傅亦沉让那些人继续玩儿,尽情的玩儿,谁玩的时间最久奖励一千万。
听见有奖金,那些人挎下裤头就开干,靡靡之音肆起。
男人坐在房间最阴暗的一隅,一只手支着酒杯,一只手支这烟,没完没了地抽着喝着,把自己往死里灌。
大家这才意识到事情的严重性,这样的傅老爷,还是四年前的时候出现过。
“大哥,有什么事你跟哥几个说,别憋在心里。”
简浩繁靠过去,还没挨进就被一眼瞪了回去,不敢在说话。
景城一咬咬牙,小声道:“大哥是因为嫂子的事情吗?要不我把嫂子给叫过来……”
“别在我面前提那个女人!”
傅亦沉低吼,站起身一脚就往景城一身上招呼。
好在陆帝眼疾手快给挡住,脸色严肃,“别拿自家兄弟撒气,大家都是为你好,别因为女人伤了感情。”
景城一因为景色的事情也一直有意见,窜起来撸起袖子要拼,被陆帝给按住。
气氛很差。
傅亦沉敛眸又陷到皮沙发里面去,继续抽烟喝酒。
不用想,肯定是姓生活不满意造成的狂躁症,三人都坐下来,不说话了。
男人一杯接着一杯地喝,但就是怎么都喝不醉,宋甜的身影在他脑子里飞来飞去的,气得他砸东西。
“谁来唱首歌给我听,唱得好有奖励。”
傅老爷难得和大家互动,场子里的女人一听有奖励就开始争抢,穿得最少的那位抢到了第一首歌的权利。
“傅老爷,我擅长邓丽君的歌,给您带来一首甜蜜蜜,希望您满意。”女人扭动着身子,抛媚眼。
甜蜜蜜?
沙发上的几个男人虎躯一震。
这女人是在找死啊!
“甜蜜蜜,你笑得甜蜜蜜~好像……”
傅亦沉掀开眼皮儿,肃杀的眼风扫向不远处扭动的人,手里的酒杯狠狠地就砸过去。
以前部队上的神枪手,手法是一等一的,酒杯准准地砸在那女人的脑袋上,人当场晕倒在地。

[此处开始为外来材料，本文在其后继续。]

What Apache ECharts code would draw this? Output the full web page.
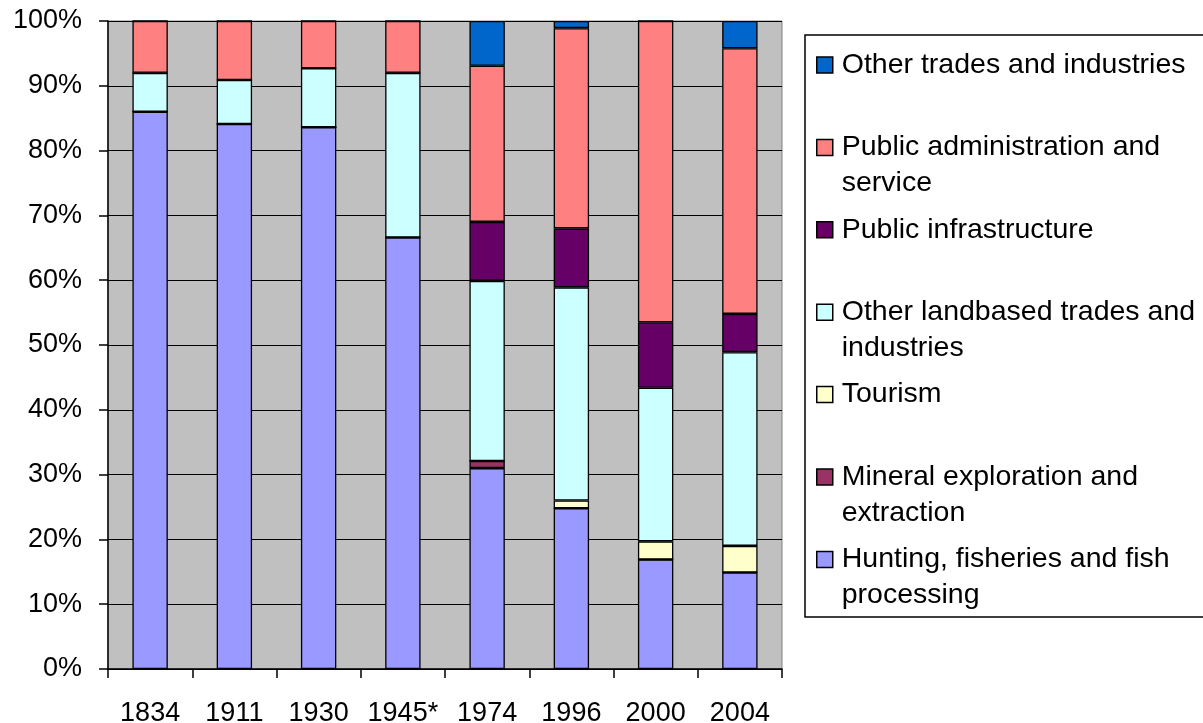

所有人倒吸一口冷气,傅老爷今晚火气很大,这是在找人练手呢。
没人再抢着去唱歌了,都不想当肉靶子。
傅亦沉就亲自点人,让头发最短的上去唱。
头发最短的是一位很有个性的模特,选的是一首外文歌。
“傅老爷,我唱的是小甜甜布兰妮的一首歌,希望您喜欢……”
小甜甜?!
这些女人到底是怎么回事!都故意找死呢。
沙发上的其他三位很无奈地摇头。
又是一个酒杯飞出去,再次砸晕一个。
这下,大家更怕了,瑟瑟缩缩地挤在一起,都不想要钱了,只想保命。
“还有人要上去唱吗?”
伤了人还丝毫没有愧疚之色的男人又幽幽地开口问。
没人愿意上去,恨不得撒腿跑,只是不敢。
“我来唱。”
包间的门突然从外面推开,景色站在门口,怀里还抱着小果子。